Pidiendo a nuestros pacientes que recaben opiniones sobre la imagen que transmiten a quienes les rodean. Como es obvio, hay que tener en cuenta que las personas cercanas a los mismos están condicionadas tanto por los sesgos característicos de su personalidad como por los inherentes a la relación y al vínculo afectivo que se mantengan con ellas que influyen – y puede que contaminen – en la información que proporcionan.
La táctica básica para minimizar el impacto de tales sesgos es aumentar la cantidad de opiniones que se reclaman para poder localizar así denominadores comunes a todas ellas. Esta tarea puede parecer sencilla de realizar pero, una vez más, la experiencia terapéutica revela que no lo es en absoluto, no sólo por los miedos y resistencias que activa en el paciente a la hora de implementarla sino por la extrañeza e incluso incomodidad con la que reciben tal demanda las personas del entorno relacional del sujeto.

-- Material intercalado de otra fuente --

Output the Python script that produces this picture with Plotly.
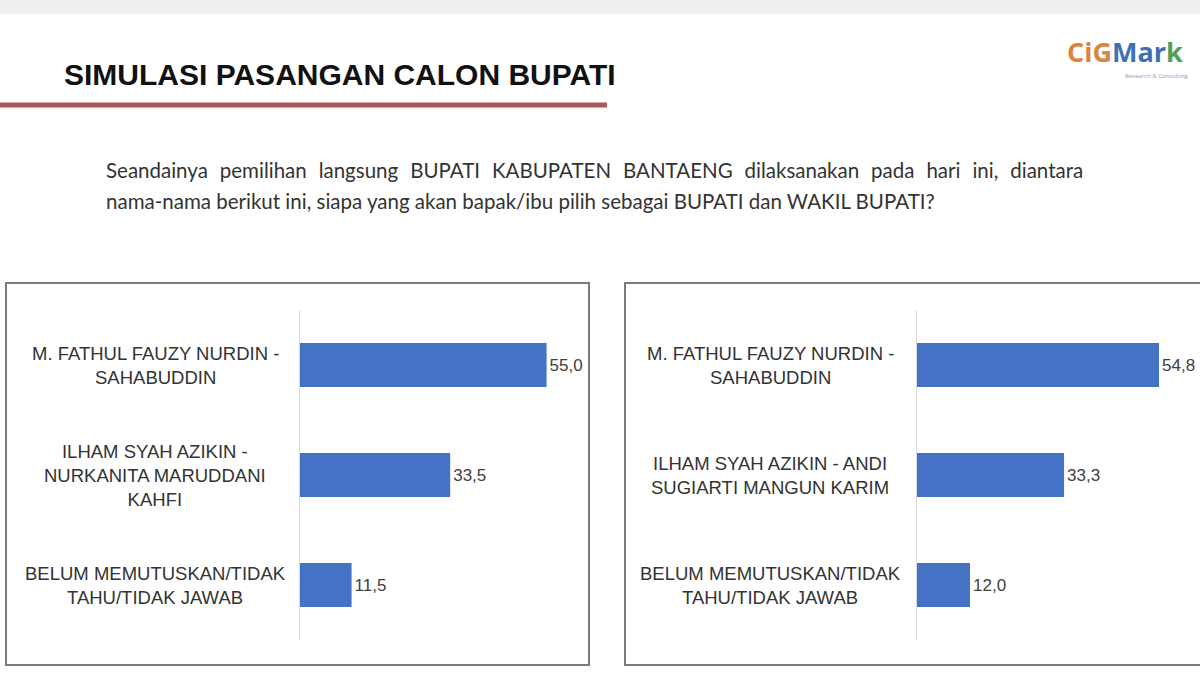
import plotly.graph_objects as go

# ---- data ----
left_categories = [
    "M. FATHUL FAUZY NURDIN -<br>SAHABUDDIN",
    "ILHAM SYAH AZIKIN -<br>NURKANITA MARUDDANI<br>KAHFI",
    "BELUM MEMUTUSKAN/TIDAK<br>TAHU/TIDAK JAWAB",
]
left_values = [55.0, 33.5, 11.5]

right_categories = [
    "M. FATHUL FAUZY NURDIN -<br>SAHABUDDIN",
    "ILHAM SYAH AZIKIN - ANDI<br>SUGIARTI MANGUN KARIM",
    "BELUM MEMUTUSKAN/TIDAK<br>TAHU/TIDAK JAWAB",
]
right_values = [54.8, 33.3, 12.0]

title_text = "SIMULASI PASANGAN CALON BUPATI"
question_line1 = "Seandainya pemilihan langsung BUPATI KABUPATEN BANTAENG dilaksanakan pada hari ini, diantara"
question_line2 = "nama-nama berikut ini, siapa yang akan bapak/ibu pilih sebagai BUPATI dan WAKIL BUPATI?"

W, H = 1200, 675
BAR = "#4472C4"
LABEL_FONT = "Liberation Sans, Arial, sans-serif"
Q_FONT = dict(family="Lato, Open Sans, sans-serif", size=20.5, color="#333333")


def fmt(v):
    return f"{v:.1f}".replace(".", ",")


def px_x(p):
    return p / W


def px_y(p):
    return 1 - p / H


fig = go.Figure()

val_font = dict(family="Liberation Sans, Arial, sans-serif", size=17, color="#404040")
fig.add_trace(go.Bar(
    x=left_values, y=list(range(len(left_categories))), orientation="h",
    marker=dict(color=BAR, line=dict(width=0)), width=0.4,
    text=[fmt(v) for v in left_values], textposition="outside", textfont=val_font,
    cliponaxis=False, xaxis="x", yaxis="y", showlegend=False, hoverinfo="skip",
))
fig.add_trace(go.Bar(
    x=right_values, y=list(range(len(right_categories))), orientation="h",
    marker=dict(color=BAR, line=dict(width=0)), width=0.4,
    text=[fmt(v) for v in right_values], textposition="outside", textfont=val_font,
    cliponaxis=False, xaxis="x2", yaxis="y2", showlegend=False, hoverinfo="skip",
))

ydom = [px_y(640), px_y(310)]
axis_common = dict(showgrid=False, zeroline=False, showticklabels=False, ticks="", fixedrange=True)
fig.update_layout(
    width=W, height=H,
    margin=dict(l=0, r=0, t=0, b=0),
    paper_bgcolor="white", plot_bgcolor="rgba(0,0,0,0)",
    xaxis=dict(domain=[px_x(300), px_x(569)], range=[0, 60], anchor="y", **axis_common),
    yaxis=dict(domain=ydom, range=[2.5, -0.5], anchor="x", showline=True,
               linecolor="#d9d9d9", linewidth=1, **axis_common),
    xaxis2=dict(domain=[px_x(917), px_x(1182)], range=[0, 60], anchor="y2", **axis_common),
    yaxis2=dict(domain=ydom, range=[2.5, -0.5], anchor="x2", showline=True,
                linecolor="#d9d9d9", linewidth=1, **axis_common),
)

# category labels, centred like the original slide
cat_font = dict(family=LABEL_FONT, size=18.5, color="#333333")
for i, c in enumerate(left_categories):
    fig.add_annotation(text=c, x=px_x(155), xref="paper", y=i, yref="y",
                       xanchor="center", yanchor="middle", align="center", showarrow=False,
                       font=cat_font)
for i, c in enumerate(right_categories):
    fig.add_annotation(text=c, x=px_x(770), xref="paper", y=i, yref="y2",
                       xanchor="center", yanchor="middle", align="center", showarrow=False,
                       font=cat_font)

shapes = []
# top grey strip
shapes.append(dict(type="rect", xref="paper", yref="paper", x0=0, x1=1, y0=px_y(14), y1=1,
                   fillcolor="#eeeeee", line=dict(width=0), layer="below"))
# red underline
shapes.append(dict(type="line", xref="paper", yref="paper", x0=0, x1=px_x(607),
                   y0=px_y(105), y1=px_y(105), line=dict(color="#a9585c", width=5)))
# panel boxes
shapes.append(dict(type="rect", xref="paper", yref="paper", x0=px_x(6), x1=px_x(589),
                   y0=px_y(665), y1=px_y(283), line=dict(color="#7a7a7a", width=2),
                   fillcolor="rgba(0,0,0,0)", layer="below"))
shapes.append(dict(type="rect", xref="paper", yref="paper", x0=px_x(625), x1=px_x(1210),
                   y0=px_y(665), y1=px_y(283), line=dict(color="#7a7a7a", width=2),
                   fillcolor="rgba(0,0,0,0)", layer="below"))
fig.update_layout(shapes=shapes)

# title
fig.add_annotation(text=f"<b>{title_text}</b>", x=px_x(62), y=px_y(74), xref="paper", yref="paper",
                   xanchor="left", yanchor="middle", showarrow=False,
                   font=dict(family="Liberation Sans, Arial, sans-serif", size=30, color="#111111"))
# logo
fig.add_annotation(
    text="<b><span style='color:#d9853b'>CiG</span><span style='color:#3f6fb5'>Mar</span>"
         "<span style='color:#4fa05a'>k</span></b>",
    x=px_x(1125), y=px_y(52), xref="paper", yref="paper", xanchor="center", yanchor="middle",
    showarrow=False, font=dict(family="Open Sans, sans-serif", size=27))
fig.add_annotation(text="Research &amp; Consulting", x=px_x(1157), y=px_y(76), xref="paper", yref="paper",
                   xanchor="center", yanchor="middle", showarrow=False,
                   font=dict(family="Open Sans, sans-serif", size=6, color="#8aa0b8"))

# question (first line is justified on the slide: widen its word spaces)
wide_space = "\u2004\u2005"
fig.add_annotation(text=question_line1.replace(" ", wide_space), x=px_x(104), y=px_y(170),
                   xref="paper", yref="paper",
                   xanchor="left", yanchor="middle", showarrow=False, font=Q_FONT)
fig.add_annotation(text=question_line2, x=px_x(104), y=px_y(201), xref="paper", yref="paper",
                   xanchor="left", yanchor="middle", showarrow=False, font=Q_FONT)

fig.write_html("out.html", config={"displayModeBar": False, "staticPlot": True},
               post_script="document.body.style.margin='0';document.body.style.overflow='hidden';")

Con todo, los beneficios resultan evidentes puesto que no sólo aumenta el caudal informativo de que dispone el paciente sobre sí mismo sino que incentiva de manera muy directa el desmontaje del feroz autoengaño que acompaña a las adicciones.
Cabe añadir que esta solicitud es extensible al profesional que atienda al sujeto en cuestión y al resto de pacientes que conformen su grupo de terapia, si es que se cuenta con esta posibilidad, puesto que es una de las competencias básicas de los mismos y porque en algunos casos resultan las únicas fuentes de información a las que acudir.
Fomentando el realismo del paciente mediante el adiestramiento en la observación de su comportamiento y en el análisis deductivo del mismo. No es lo mismo “creo que soy así” que “me veo actuar de esta manera y eso significa que tengo éstas u otras cualidades o defectos”.
Llegados a este punto, mucha de la metodología y de los procedimientos cognitivo-conductuales (incluido el análisis funcional) tanto aplicados rigurosamente como ajustados al perfil de cada paciente se revelan de gran utilidad en terapia.
Ni que decir tiene que las tácticas descritas resultan, además de elucidatorias, potentes intervenciones que cuestionan, reformulan y reconfiguran los elementos en interacción del campo psíquico que llamamos autoestima.
Sé que me dejo en el tintero una de las metodologías más útiles de que dispone el profesional que quiera ayudar a sus pacientes a identificar y mejorar su autoconcepto, y que es ni más ni menos la propuesta por la TREC (Terapia Racional Emotiva Conductual) pero, por motivos de extensión, no quiero acabar esta entrega con un acelerón narrativo que atente contra el respeto creciente que siento por Albert Ellis.